Harare - Zimbabwe’s exports market trade has remained Afro centred between January to August 2020 and January to August 2021, with only two global states featuring in both 2020 and 2021 top five (5) export destinations.

Latest data from ZIMSTAT for the eight months to August 2021 shows that only United Arab Emirates (UAE) and Belgium made it to the top five (5) list. South Africa dominated the top five list with exports increasing to US$1.6 billion from US$ 928 million in the same 2020 COVID-19 bound year with a monthly average of US$195 million.

Following was United Arab Emirates at US$958.6 million while Mozambique, Belgium and Zambia export receipts were at US$334 million, US$58 million and US$37 million in their respective orders.

Adding to the 2021 top 10 list is China, Botswana, Tanzania, USA and Malawi.

However, regional trade is not that bad for a nation. It unlocks a lot of opportunities for the country.

Strengths of African dominated export trade

Regional trade is cheaper than international trade. Transporting products to the South African market is cheaper than exporting to Indian markets. This is the first advantage gained by Zimbabwe’s Afro dominated export markets. It strains less on export taxes.

Besides that, regions have regional blocs which are co-operative unions of countries within a specific geographical boundary for example, SADC. These corporative blocs offer plenty of merits to a country as they are a special type of economic integration.

In Regional Trading Blocs, tariffs on selected goods and services are either reduced, eliminated on all trading goods coming from the participating members and sometimes no tariff barriers between members are there.

These facilitates foreign direct investments (FDI) which benefits the economies of participating members. FDIs eases the doing of international trade. Countries usually have their own import tariffs, which makes trading rather difficult. A lot of economic sectors usually require presence in the international markets to ensure sales and goals are met. FDI makes all of these international trade aspects a lot easier. For example, the top 5 of the Zimbabwe’s exporting markets include Zambia, Mozambique and South Arica which are within the SADC trading bloc.

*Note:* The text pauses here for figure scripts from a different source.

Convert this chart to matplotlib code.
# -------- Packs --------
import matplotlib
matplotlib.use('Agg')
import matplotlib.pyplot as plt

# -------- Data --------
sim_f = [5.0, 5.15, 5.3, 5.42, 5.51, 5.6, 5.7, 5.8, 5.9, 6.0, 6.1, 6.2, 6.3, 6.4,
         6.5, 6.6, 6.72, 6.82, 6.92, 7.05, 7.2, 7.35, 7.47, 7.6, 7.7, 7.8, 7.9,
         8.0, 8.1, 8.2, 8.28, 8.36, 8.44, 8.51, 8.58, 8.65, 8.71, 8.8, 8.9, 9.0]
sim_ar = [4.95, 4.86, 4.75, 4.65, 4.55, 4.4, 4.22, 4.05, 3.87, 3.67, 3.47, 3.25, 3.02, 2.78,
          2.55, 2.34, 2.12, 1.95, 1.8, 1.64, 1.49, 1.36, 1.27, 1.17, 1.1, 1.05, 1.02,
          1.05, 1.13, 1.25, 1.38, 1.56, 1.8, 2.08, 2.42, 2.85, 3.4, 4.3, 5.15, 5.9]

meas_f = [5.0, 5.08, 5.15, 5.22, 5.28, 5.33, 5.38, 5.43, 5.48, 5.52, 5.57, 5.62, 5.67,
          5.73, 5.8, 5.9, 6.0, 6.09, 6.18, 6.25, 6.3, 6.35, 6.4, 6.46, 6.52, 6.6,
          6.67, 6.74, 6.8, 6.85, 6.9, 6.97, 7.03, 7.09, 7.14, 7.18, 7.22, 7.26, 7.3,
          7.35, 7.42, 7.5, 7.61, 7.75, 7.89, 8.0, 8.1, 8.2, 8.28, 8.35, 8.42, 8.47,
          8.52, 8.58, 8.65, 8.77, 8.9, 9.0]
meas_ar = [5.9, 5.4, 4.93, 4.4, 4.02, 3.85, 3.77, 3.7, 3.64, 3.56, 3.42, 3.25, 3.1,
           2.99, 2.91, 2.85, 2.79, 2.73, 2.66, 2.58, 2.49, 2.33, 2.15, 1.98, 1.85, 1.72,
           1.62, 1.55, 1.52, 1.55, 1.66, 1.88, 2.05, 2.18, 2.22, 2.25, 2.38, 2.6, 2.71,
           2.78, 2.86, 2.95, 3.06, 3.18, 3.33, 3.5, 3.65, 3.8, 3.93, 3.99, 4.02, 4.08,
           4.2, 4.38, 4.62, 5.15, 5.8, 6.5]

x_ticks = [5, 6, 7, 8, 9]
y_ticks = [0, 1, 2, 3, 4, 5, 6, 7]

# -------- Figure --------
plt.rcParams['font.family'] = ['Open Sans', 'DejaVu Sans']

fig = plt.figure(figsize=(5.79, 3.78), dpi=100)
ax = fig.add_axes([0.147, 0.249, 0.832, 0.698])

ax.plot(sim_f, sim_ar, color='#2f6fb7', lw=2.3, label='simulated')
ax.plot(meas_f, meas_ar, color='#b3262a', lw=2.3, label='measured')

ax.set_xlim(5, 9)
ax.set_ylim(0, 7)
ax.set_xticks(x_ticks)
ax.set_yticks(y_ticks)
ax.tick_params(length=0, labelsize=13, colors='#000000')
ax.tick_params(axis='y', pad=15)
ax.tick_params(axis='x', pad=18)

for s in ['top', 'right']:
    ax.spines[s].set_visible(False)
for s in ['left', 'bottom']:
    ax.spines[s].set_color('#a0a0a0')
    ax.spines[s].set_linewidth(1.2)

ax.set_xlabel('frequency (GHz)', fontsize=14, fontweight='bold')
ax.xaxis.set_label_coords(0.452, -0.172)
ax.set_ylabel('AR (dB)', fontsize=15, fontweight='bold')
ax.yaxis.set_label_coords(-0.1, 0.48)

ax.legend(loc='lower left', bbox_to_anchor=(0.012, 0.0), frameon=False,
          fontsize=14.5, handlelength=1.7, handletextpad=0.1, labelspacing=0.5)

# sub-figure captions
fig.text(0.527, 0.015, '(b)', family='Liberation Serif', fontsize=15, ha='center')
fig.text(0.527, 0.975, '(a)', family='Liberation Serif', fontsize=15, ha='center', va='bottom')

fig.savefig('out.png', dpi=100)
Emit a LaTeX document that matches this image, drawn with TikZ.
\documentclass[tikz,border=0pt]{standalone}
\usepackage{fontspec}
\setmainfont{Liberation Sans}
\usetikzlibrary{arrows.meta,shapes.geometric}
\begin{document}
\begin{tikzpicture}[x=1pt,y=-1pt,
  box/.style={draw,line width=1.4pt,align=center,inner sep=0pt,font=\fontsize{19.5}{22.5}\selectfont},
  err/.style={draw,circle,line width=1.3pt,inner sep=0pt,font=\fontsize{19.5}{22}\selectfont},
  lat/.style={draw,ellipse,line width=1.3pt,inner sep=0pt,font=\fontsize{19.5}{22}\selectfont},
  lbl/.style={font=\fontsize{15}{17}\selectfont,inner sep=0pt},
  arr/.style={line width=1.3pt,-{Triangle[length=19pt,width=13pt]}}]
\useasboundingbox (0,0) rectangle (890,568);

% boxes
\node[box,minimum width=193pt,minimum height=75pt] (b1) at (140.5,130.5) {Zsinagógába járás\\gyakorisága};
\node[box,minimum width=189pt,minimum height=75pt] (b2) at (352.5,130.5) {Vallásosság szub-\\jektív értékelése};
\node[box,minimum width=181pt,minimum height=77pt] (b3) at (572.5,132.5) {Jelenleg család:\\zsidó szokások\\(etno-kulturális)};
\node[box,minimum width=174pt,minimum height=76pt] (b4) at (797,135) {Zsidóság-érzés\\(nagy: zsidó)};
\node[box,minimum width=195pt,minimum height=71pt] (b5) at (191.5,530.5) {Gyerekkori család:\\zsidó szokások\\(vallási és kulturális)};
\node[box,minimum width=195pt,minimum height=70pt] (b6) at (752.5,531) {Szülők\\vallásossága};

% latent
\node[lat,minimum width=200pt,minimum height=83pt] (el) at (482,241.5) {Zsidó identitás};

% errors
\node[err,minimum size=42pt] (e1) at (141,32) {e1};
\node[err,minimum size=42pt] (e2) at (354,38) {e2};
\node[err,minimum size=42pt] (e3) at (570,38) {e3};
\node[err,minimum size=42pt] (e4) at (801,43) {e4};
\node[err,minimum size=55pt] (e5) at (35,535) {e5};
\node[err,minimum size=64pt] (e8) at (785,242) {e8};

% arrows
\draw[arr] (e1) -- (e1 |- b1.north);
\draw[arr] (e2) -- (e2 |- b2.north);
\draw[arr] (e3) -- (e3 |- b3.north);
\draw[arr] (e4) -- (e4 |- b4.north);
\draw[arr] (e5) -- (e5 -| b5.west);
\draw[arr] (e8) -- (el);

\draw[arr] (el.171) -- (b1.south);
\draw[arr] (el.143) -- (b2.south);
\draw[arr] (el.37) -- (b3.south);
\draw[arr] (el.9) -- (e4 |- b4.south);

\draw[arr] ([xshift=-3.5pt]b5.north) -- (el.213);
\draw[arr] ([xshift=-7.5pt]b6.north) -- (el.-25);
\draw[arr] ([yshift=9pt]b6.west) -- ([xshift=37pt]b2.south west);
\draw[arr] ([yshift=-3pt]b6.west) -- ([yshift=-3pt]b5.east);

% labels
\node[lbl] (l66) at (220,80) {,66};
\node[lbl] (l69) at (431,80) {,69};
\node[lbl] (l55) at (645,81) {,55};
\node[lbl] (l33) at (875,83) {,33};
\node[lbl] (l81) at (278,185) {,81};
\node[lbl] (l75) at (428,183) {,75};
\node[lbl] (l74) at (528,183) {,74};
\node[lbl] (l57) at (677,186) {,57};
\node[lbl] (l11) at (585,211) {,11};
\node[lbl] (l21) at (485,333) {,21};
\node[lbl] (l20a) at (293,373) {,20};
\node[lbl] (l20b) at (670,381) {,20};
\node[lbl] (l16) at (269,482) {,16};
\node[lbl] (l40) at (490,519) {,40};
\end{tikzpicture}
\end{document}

Besides that, FDI is good for employment and economic boosting.  It creates new jobs and more opportunities as investors build new companies in foreign countries. For example, Simbisa Brands have footprints in Kenya, Botswana and Zambia. This leads to an increase in income and more purchasing power to locals, which resultantly leads to an overall boost in targeted economies.

Blocs also enables economies of scale and cut costs. As tariffs are removed, the cost of imports goes down. Demand changes and consumers become the king. Costs effect on tariffs makes South Africa remains both the dominant importing and export destination for Zimbabwe.

However, no matter how the export figures are promising, currency crisis in Zimbabwe makes the country’s products less competitive both in local and foreign markets.

A devaluation of a currency makes the importation of raw materials expensive thereby raising production costs for local producers. Consequently, producers increase the prices of their products in a bid realise profits, making local products more expensive. This reduce competition for the local products in both local and export markets.